#### [What the exercise asks]
Copy out each line of the data holding "this".

Source code of charts:

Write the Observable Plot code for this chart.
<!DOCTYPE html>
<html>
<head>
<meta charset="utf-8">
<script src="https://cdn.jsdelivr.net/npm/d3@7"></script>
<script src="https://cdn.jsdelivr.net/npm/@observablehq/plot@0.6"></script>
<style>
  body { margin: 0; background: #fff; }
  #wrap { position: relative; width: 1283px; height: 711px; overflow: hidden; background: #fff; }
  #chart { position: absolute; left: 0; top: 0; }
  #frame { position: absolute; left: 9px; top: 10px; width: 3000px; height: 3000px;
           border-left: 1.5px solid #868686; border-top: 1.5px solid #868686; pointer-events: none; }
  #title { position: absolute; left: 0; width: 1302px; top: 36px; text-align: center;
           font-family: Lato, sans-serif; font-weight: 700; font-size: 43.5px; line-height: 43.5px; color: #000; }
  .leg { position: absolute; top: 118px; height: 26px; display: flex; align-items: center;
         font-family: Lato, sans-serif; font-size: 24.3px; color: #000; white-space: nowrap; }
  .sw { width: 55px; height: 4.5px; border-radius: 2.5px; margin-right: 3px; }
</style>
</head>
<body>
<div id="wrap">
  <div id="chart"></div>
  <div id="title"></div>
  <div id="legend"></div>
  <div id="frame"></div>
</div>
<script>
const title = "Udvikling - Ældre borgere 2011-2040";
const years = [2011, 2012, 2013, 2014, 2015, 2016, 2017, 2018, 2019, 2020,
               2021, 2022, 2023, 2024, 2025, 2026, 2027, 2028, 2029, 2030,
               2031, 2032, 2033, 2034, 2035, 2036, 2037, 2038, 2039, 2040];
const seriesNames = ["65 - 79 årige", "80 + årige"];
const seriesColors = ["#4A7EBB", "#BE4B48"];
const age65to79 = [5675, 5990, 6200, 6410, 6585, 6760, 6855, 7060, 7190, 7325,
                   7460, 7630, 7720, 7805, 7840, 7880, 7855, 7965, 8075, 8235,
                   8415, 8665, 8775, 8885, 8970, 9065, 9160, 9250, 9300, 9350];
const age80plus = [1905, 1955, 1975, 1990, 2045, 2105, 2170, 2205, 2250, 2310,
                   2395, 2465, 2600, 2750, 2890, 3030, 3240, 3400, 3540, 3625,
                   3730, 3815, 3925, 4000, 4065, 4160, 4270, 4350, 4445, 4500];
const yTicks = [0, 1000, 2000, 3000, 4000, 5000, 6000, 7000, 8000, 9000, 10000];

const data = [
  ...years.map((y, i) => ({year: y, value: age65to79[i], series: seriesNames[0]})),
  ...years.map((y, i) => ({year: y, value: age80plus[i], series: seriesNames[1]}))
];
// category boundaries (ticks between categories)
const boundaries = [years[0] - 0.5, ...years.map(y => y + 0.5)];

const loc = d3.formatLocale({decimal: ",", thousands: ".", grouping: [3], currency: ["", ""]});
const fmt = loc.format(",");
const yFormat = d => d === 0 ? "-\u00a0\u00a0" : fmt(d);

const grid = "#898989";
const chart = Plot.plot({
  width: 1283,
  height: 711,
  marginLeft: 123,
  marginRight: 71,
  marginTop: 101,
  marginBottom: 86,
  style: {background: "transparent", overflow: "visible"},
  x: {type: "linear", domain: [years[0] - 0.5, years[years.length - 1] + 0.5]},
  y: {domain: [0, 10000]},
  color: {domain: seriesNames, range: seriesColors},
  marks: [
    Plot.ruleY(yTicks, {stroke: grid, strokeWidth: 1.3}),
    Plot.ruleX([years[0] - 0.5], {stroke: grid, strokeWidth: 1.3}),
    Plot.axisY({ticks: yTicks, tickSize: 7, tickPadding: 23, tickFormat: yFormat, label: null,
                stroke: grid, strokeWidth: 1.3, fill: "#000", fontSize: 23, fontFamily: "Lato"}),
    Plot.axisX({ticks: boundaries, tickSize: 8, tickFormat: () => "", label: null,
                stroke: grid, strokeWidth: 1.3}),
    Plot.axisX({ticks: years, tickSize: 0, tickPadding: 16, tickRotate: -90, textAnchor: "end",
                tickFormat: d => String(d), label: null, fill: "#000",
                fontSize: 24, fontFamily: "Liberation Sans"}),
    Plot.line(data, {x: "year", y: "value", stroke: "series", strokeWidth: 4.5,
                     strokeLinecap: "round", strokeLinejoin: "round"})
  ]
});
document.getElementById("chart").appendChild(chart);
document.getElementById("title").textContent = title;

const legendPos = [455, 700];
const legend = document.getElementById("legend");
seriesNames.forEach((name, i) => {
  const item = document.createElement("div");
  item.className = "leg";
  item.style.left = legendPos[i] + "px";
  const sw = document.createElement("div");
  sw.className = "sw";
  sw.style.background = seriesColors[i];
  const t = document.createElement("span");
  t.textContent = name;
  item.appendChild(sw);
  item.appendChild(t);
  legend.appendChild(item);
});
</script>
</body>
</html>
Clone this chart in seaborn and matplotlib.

#### [Full answer]
Write the Observable Plot code for this chart.
Clone this chart in seaborn and matplotlib.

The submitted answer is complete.